---------- Data provided ----------

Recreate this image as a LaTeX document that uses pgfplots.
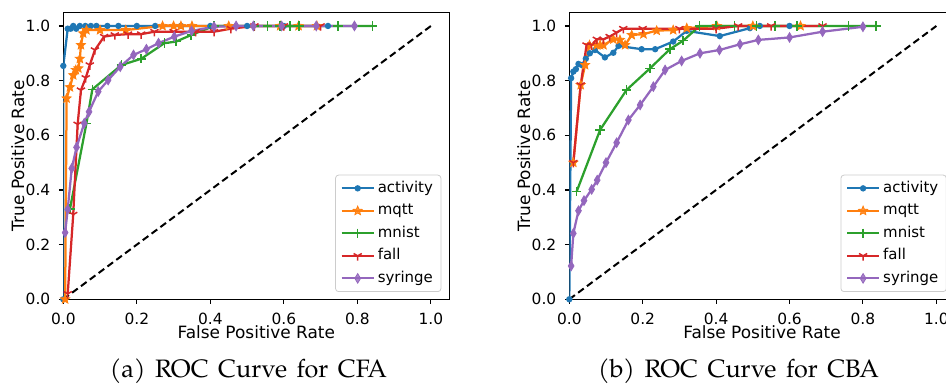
\documentclass[border=0pt]{standalone}
\usepackage{pgfplots}
\pgfplotsset{compat=1.18}
\usepackage{fontspec}
\newfontfamily\dv{DejaVu Sans}
\newfontfamily\pal{TeX Gyre Pagella}
\usetikzlibrary{plotmarks}
\definecolor{cA}{HTML}{1F77B4}
\definecolor{cB}{HTML}{FF7F0E}
\definecolor{cC}{HTML}{2CA02C}
\definecolor{cD}{HTML}{D62728}
\definecolor{cE}{HTML}{9467BD}
\pgfdeclareplotmark{fstar}{%
  \pgfpathmoveto{\pgfpointpolar{90}{\pgfplotmarksize}}%
  \pgfpathlineto{\pgfpointpolar{126}{0.45\pgfplotmarksize}}%
  \pgfpathlineto{\pgfpointpolar{162}{\pgfplotmarksize}}%
  \pgfpathlineto{\pgfpointpolar{198}{0.45\pgfplotmarksize}}%
  \pgfpathlineto{\pgfpointpolar{234}{\pgfplotmarksize}}%
  \pgfpathlineto{\pgfpointpolar{270}{0.45\pgfplotmarksize}}%
  \pgfpathlineto{\pgfpointpolar{306}{\pgfplotmarksize}}%
  \pgfpathlineto{\pgfpointpolar{342}{0.45\pgfplotmarksize}}%
  \pgfpathlineto{\pgfpointpolar{18}{\pgfplotmarksize}}%
  \pgfpathlineto{\pgfpointpolar{54}{0.45\pgfplotmarksize}}%
  \pgfpathclose\pgfusepathqfillstroke}
\pgfplotsset{
  rocaxis/.style={
    scale only axis, width=386bp, height=287bp,
    xmin=0, xmax=1.05, ymin=0, ymax=1.05,
    xtick={0,0.2,0.4,0.6,0.8,1.0}, ytick={0,0.2,0.4,0.6,0.8,1.0},
    /pgf/number format/fixed, /pgf/number format/fixed zerofill,
    /pgf/number format/precision=1,
    /pgf/number format/assume math mode=true,
    tick label style={font=\dv\fontsize{15.5}{18}\selectfont, inner sep=0pt},
    xticklabel style={anchor=base, yshift=-20.5bp},
    yticklabel style={anchor=east, xshift=-8.3bp},
    tick align=outside, tick pos=left, major tick length=4.5bp,
    every tick/.style={black, line width=1.1bp},
    axis line style={line width=1.1bp},
    label style={font=\dv\fontsize{17}{20}\selectfont, inner sep=0pt},
    xlabel={False Positive Rate}, ylabel={True Positive Rate},
    xlabel style={at={(axis description cs:0.5,0)}, anchor=base, yshift=-39.5bp},
    ylabel style={at={(axis description cs:-0.1016,0.5)}, anchor=base},
    legend style={at={(axis description cs:1,0)}, anchor=south east,
      xshift=-8bp, yshift=7.3bp, draw=black!20, line width=0.8bp,
      rounded corners=3bp, fill=white, fill opacity=0.8, text opacity=1,
      font=\dv\fontsize{15}{18}\selectfont, inner xsep=5bp, inner ysep=4bp,
      row sep=4bp,
      nodes={inner xsep=3bp, inner ysep=2bp, text height=11bp, text depth=3.5bp},
      /tikz/every even column/.append style={column sep=12bp}},
    legend cell align=left,
    legend image code/.code={\draw[mark repeat=2,mark phase=2] plot coordinates {(0bp,0bp) (16bp,0bp) (32bp,0bp)};},
    every axis plot/.append style={line width=2.25bp},
  },
  sA/.style={color=cA, mark=*, mark size=2bp, mark options={solid}},
  sB/.style={color=cB, mark=fstar, mark size=4.7bp, mark options={solid, line width=0.8bp}},
  sC/.style={color=cC, mark=+, mark size=4.7bp, mark options={solid, line width=1.5bp}},
  sD/.style={color=cD, mark=Mercedes star flipped, mark size=4.7bp, mark options={solid, line width=1.5bp}},
  sE/.style={color=cE, mark=diamond*, mark size=4.8bp, mark options={solid, xscale=0.8, line width=0.8bp}},
}
\begin{document}
\begin{tikzpicture}
\useasboundingbox (0,0) rectangle (946bp,388bp);
\clip (0,0) rectangle (946bp,388bp);
% ---------- (a) CFA ----------
\begin{axis}[rocaxis, at={(63.3bp,88.7bp)}, anchor=south west]
\addplot[sA] coordinates {(0,0) (0,0.854) (0.012,0.99) (0.02,0.99) (0.027,1.0) (0.035,0.99) (0.045,1.0) (0.06,1.0) (0.075,1.0) (0.09,1.0) (0.12,1.0) (0.15,1.0) (0.2,1.0) (0.25,1.0) (0.32,1.0) (0.4,1.0) (0.5,1.0) (0.6,1.0) (0.72,1.0)};
\addlegendentry{activity}
\addplot[sB] coordinates {(0.005,0) (0.009,0.735) (0.018,0.776) (0.027,0.82) (0.034,0.839) (0.041,0.845) (0.045,0.88) (0.048,0.93) (0.054,0.973) (0.063,0.985) (0.1,0.985) (0.17,0.985) (0.27,1.0) (0.3,1.0) (0.32,1.0) (0.35,1.0) (0.45,1.0) (0.59,1.0) (0.64,1.0) (0.69,1.0)};
\addlegendentry{mqtt}
\addplot[sC] coordinates {(0.018,0.33) (0.063,0.644) (0.079,0.768) (0.158,0.857) (0.212,0.88) (0.275,0.937) (0.307,0.943) (0.348,0.967) (0.41,1.0) (0.52,1.0) (0.555,1.0) (0.59,1.0) (0.616,1.0) (0.641,1.0) (0.747,1.0) (0.841,1.0)};
\addlegendentry{mnist}
\addplot[sD] coordinates {(0.012,0.02) (0.027,0.31) (0.039,0.64) (0.048,0.765) (0.061,0.81) (0.072,0.857) (0.086,0.912) (0.111,0.961) (0.14,0.967) (0.176,0.97) (0.212,0.97) (0.248,0.979) (0.30,0.979) (0.36,0.979) (0.41,0.979) (0.456,0.99) (0.52,1.0) (0.6,1.0) (0.7,1.0)};
\addlegendentry{fall}
\addplot[sE] coordinates {(0.005,0.244) (0.012,0.329) (0.023,0.479) (0.036,0.556) (0.057,0.644) (0.07,0.686) (0.095,0.76) (0.122,0.802) (0.155,0.851) (0.191,0.894) (0.226,0.915) (0.259,0.937) (0.302,0.961) (0.349,0.982) (0.41,0.997) (0.47,1.0) (0.517,1.0) (0.594,1.0) (0.688,1.0) (0.792,1.0)};
\addlegendentry{syringe}
\addplot[forget plot, black, dashed, line width=2bp, dash pattern=on 7bp off 4bp] coordinates {(0,0) (1,1)};
\end{axis}
% ---------- (b) CBA ----------
\begin{axis}[rocaxis, at={(569.3bp,88.7bp)}, anchor=south west, width=385.4bp]
\addplot[sA] coordinates {(0,0) (0.005,0.809) (0.011,0.833) (0.018,0.842) (0.025,0.861) (0.034,0.857) (0.045,0.88) (0.056,0.9) (0.07,0.912) (0.097,0.885) (0.12,0.902) (0.134,0.927) (0.197,0.915) (0.234,0.915) (0.283,0.943) (0.32,0.982) (0.41,0.963) (0.492,0.992) (0.519,1.0) (0.6,1.0)};
\addlegendentry{activity}
\addplot[sB] coordinates {(0.011,0.5) (0.031,0.784) (0.043,0.857) (0.055,0.93) (0.075,0.93) (0.084,0.93) (0.093,0.93) (0.12,0.951) (0.138,0.949) (0.152,0.93) (0.17,0.967) (0.202,0.97) (0.238,0.983) (0.283,0.985) (0.32,0.992) (0.402,1.0) (0.5,1.0) (0.63,1.0)};
\addlegendentry{mqtt}
\addplot[sC] coordinates {(0.02,0.394) (0.084,0.62) (0.156,0.766) (0.22,0.845) (0.274,0.915) (0.31,0.946) (0.355,1.0) (0.4,1.0) (0.45,1.0) (0.51,1.0) (0.56,1.0) (0.62,1.0) (0.69,1.0) (0.76,1.0) (0.836,1.0)};
\addlegendentry{mnist}
\addplot[sD] coordinates {(0.011,0.5) (0.031,0.784) (0.047,0.93) (0.06,0.93) (0.075,0.951) (0.093,0.951) (0.11,0.961) (0.129,0.976) (0.147,0.99) (0.2,0.99) (0.3,0.99) (0.4,0.99) (0.46,1.0) (0.55,1.0) (0.69,1.0)};
\addlegendentry{fall}
\addplot[sE] coordinates {(0.005,0.122) (0.011,0.241) (0.025,0.324) (0.04,0.361) (0.061,0.402) (0.076,0.436) (0.1,0.5) (0.129,0.573) (0.161,0.656) (0.193,0.711) (0.229,0.778) (0.261,0.839) (0.306,0.872) (0.356,0.9) (0.409,0.912) (0.465,0.933) (0.515,0.949) (0.6,0.958) (0.69,0.979) (0.8,0.997)};
\addlegendentry{syringe}
\addplot[forget plot, black, dashed, line width=2bp, dash pattern=on 7bp off 4bp] coordinates {(0,0) (1,1)};
\end{axis}
\node[anchor=base, font=\pal\fontsize{25.3}{29}\selectfont, inner sep=0pt] at (248.5bp,11bp) {(a)\hspace{0.38em}ROC\hspace{0.38em}Curve\hspace{0.38em}for\hspace{0.38em}CFA};
\node[anchor=base, font=\pal\fontsize{25.3}{29}\selectfont, inner sep=0pt] at (738.5bp,11bp) {(b)\hspace{0.38em}ROC\hspace{0.38em}Curve\hspace{0.38em}for\hspace{0.38em}CBA};
\end{tikzpicture}
\end{document}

----------

Extract from the material all lines containing the string "image".

Recreate this image as a LaTeX document that uses pgfplots.
    legend image code/.code={\draw[mark repeat=2,mark phase=2] plot coordinates {(0bp,0bp) (16bp,0bp) (32bp,0bp)};},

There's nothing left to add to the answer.